# April 2022 Photo of the Month Winner



## snowbear (May 30, 2022)

Congratulations to @Sil.  The April 2022 Photo of the month is "The Surfer."


----------



## Robshoots (May 30, 2022)

Congratulations, Sil.  Amazing photo!


----------



## Jeff15 (May 30, 2022)

A great shot, well deserved winner.....


----------



## Warhorse (May 30, 2022)

Amazing photo! Congratulations


----------



## terri (May 30, 2022)

Congratulations, Sil!   A real beauty.


----------



## Sil (May 30, 2022)

thank you all very kind !!!


----------



## Dean_Gretsch (May 30, 2022)

I absolutely love the colors in this and the crop you did also! Congrats on a very deserving win!


----------



## Fujidave (May 31, 2022)

An amazing photograph Sil fully deserved win.


----------



## Sil (May 31, 2022)

Dean_Gretsch said:


> I absolutely love the colors in this and the crop you did also! Congrats on a very deserving win!


thank Dean !!!


----------



## Sil (May 31, 2022)

Fujidave said:


> An amazing photograph Sil fully deserved win.

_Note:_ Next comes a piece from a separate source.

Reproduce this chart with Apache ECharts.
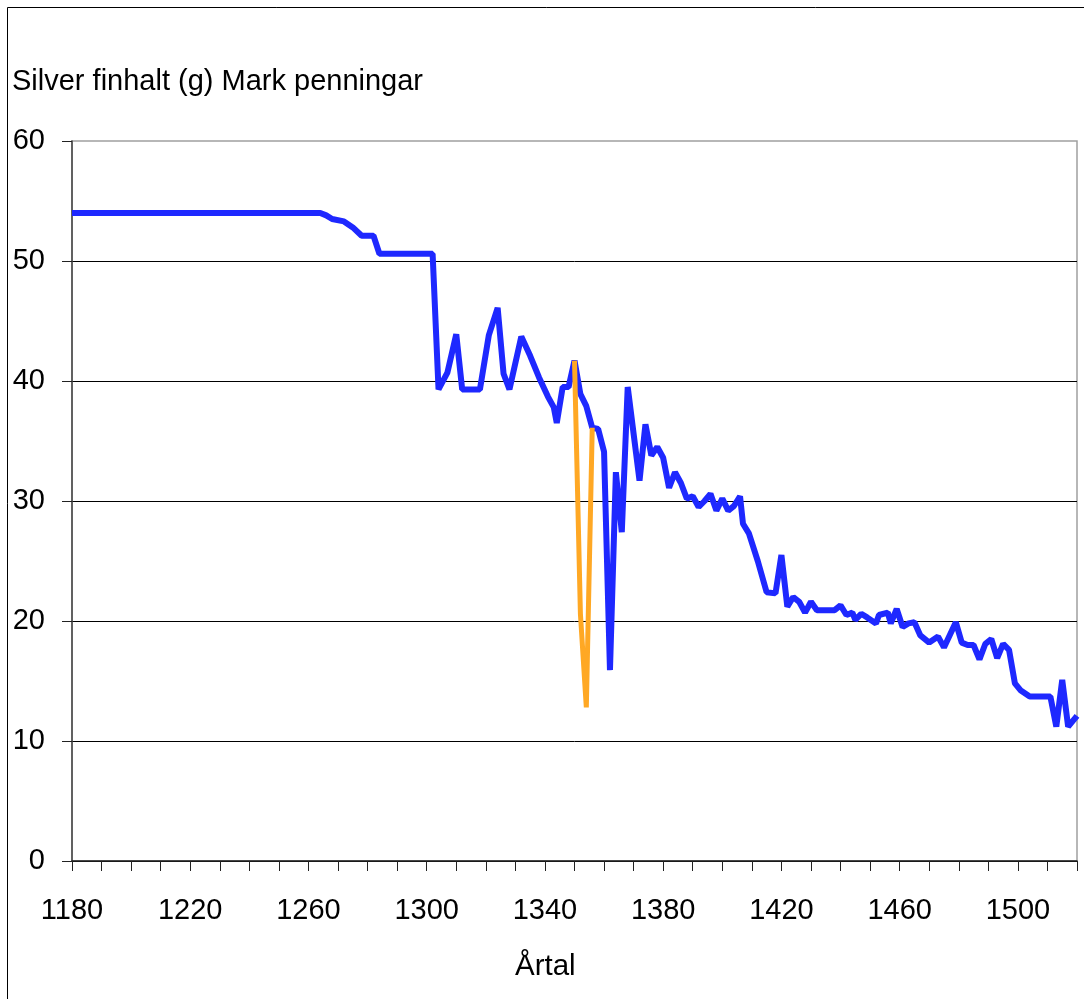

Thank Dave... il like the photo of the eagles... i like that eagle whit white head.....here no white head....


----------



## SquarePeg (May 31, 2022)

Excellent!


----------



## Sil (Jun 2, 2022)

SquarePeg said:


> Excellent!


Thank Square Peg !!!


----------



## Space Face (Jun 2, 2022)

By far the standout.  Well done.


----------



## K9Kirk (Jun 3, 2022)

Congrats on a very cool looking image, good job!


----------



## TATTRAT (Jun 5, 2022)

Killer image!


----------